» Recorded information
• • • •

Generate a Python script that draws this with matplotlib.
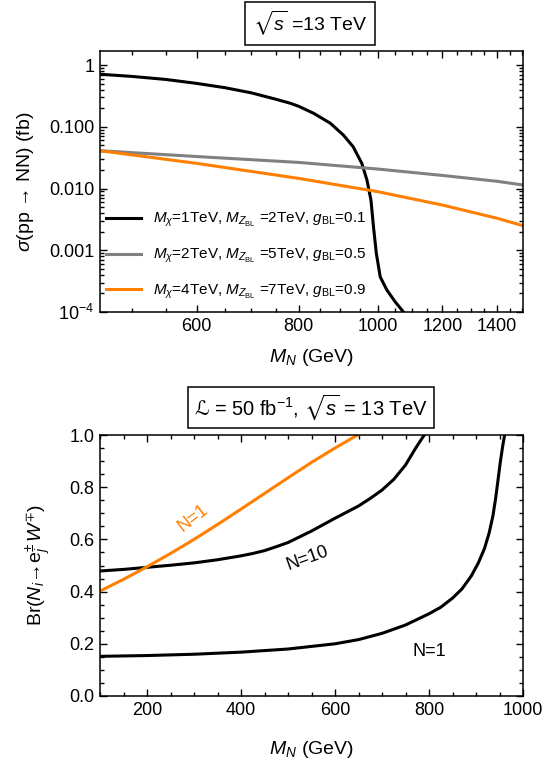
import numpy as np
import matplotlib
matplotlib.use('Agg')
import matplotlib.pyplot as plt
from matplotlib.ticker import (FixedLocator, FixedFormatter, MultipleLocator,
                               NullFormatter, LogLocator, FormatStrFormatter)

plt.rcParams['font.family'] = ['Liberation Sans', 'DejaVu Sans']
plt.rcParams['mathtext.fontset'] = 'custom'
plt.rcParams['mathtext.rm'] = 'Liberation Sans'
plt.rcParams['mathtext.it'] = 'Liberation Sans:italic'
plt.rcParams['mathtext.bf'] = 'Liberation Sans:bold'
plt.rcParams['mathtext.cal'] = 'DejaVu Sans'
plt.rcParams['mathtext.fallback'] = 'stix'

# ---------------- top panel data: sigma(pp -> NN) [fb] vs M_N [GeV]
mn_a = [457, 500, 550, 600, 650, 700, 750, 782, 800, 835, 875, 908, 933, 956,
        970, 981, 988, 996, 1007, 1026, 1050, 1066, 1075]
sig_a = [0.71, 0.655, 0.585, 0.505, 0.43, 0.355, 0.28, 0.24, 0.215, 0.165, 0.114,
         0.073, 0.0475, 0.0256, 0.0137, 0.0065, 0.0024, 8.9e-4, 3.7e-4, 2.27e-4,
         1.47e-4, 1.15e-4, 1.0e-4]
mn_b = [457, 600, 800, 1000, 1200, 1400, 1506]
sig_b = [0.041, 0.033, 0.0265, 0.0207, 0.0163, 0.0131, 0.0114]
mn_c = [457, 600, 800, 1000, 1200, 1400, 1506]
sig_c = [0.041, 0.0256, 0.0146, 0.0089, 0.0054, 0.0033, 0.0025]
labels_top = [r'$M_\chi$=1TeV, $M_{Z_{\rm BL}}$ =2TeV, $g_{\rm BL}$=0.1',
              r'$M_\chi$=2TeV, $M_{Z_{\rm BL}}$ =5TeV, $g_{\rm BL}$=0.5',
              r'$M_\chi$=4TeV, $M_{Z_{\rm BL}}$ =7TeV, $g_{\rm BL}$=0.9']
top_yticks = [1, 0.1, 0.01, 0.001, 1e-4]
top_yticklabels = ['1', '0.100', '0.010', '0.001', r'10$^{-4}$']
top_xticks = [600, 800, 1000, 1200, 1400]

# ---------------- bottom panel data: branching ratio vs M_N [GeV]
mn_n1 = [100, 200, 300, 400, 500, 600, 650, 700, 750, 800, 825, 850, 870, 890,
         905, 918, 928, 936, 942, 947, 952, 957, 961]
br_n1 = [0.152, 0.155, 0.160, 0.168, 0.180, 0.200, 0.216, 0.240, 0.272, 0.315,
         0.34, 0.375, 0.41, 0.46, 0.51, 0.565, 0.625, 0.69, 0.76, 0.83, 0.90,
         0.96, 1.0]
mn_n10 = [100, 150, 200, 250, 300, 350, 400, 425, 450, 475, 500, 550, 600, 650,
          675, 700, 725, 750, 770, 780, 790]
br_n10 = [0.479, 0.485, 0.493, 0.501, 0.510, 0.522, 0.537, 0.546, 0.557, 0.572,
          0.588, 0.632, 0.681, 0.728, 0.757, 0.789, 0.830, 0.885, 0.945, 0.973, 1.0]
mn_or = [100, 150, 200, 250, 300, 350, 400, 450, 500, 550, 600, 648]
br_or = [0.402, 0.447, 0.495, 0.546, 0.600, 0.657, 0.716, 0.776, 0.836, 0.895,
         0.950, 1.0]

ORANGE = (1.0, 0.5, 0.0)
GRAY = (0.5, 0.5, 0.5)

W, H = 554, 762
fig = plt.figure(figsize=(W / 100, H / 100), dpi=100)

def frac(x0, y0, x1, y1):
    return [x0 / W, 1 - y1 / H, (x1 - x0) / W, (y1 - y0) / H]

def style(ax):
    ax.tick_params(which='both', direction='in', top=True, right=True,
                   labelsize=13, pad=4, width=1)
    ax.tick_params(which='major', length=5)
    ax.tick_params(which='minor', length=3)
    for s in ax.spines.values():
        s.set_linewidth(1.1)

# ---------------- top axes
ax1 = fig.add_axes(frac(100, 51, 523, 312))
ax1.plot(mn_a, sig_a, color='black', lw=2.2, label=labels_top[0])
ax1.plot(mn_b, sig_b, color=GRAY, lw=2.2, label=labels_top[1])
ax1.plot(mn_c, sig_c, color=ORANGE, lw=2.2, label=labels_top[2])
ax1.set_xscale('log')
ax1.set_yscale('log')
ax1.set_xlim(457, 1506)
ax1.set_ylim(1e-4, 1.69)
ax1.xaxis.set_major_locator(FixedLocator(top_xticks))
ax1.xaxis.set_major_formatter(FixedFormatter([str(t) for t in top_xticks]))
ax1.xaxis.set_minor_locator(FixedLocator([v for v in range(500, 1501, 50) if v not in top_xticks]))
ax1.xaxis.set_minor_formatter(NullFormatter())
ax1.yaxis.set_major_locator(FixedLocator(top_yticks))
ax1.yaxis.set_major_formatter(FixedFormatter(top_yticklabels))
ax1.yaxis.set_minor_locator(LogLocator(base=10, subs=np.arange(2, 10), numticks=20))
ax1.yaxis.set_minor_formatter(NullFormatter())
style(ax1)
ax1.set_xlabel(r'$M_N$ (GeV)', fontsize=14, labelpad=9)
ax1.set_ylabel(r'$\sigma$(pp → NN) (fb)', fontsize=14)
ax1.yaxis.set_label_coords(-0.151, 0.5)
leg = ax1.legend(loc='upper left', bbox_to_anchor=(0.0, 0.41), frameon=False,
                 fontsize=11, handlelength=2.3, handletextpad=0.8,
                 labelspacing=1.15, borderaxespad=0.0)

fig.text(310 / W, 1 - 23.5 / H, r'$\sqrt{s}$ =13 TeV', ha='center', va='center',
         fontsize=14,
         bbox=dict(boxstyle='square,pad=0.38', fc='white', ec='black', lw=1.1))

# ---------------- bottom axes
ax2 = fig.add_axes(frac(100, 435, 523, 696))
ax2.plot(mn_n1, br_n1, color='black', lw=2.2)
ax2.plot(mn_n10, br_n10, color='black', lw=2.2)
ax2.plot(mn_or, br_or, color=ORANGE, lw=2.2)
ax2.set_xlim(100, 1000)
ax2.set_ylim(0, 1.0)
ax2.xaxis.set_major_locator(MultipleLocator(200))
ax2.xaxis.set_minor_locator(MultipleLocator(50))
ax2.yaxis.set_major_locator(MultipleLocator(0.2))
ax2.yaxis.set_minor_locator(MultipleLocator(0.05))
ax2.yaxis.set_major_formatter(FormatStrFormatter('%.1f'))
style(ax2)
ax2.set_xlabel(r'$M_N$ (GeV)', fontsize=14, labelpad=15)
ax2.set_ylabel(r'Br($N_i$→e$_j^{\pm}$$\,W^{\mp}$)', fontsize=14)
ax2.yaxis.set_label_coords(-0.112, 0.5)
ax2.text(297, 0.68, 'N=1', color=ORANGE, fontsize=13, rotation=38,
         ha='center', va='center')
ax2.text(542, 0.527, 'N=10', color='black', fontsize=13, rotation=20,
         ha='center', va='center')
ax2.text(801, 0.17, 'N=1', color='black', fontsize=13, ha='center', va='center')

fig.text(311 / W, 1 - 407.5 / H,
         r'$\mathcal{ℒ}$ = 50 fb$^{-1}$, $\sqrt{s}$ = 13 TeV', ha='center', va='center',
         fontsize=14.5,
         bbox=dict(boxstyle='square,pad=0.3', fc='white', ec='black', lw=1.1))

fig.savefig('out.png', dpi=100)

• • • •

» Instructions for the task
Repeat the listing above exactly from its first line to the line containing "plt.rcParams['mathtext.fallback'] = 'stix'", both included, and omit the pictures.

» Exercise result
Generate a Python script that draws this with matplotlib.
import numpy as np
import matplotlib
matplotlib.use('Agg')
import matplotlib.pyplot as plt
from matplotlib.ticker import (FixedLocator, FixedFormatter, MultipleLocator,
                               NullFormatter, LogLocator, FormatStrFormatter)

plt.rcParams['font.family'] = ['Liberation Sans', 'DejaVu Sans']
plt.rcParams['mathtext.fontset'] = 'custom'
plt.rcParams['mathtext.rm'] = 'Liberation Sans'
plt.rcParams['mathtext.it'] = 'Liberation Sans:italic'
plt.rcParams['mathtext.bf'] = 'Liberation Sans:bold'
plt.rcParams['mathtext.cal'] = 'DejaVu Sans'
plt.rcParams['mathtext.fallback'] = 'stix'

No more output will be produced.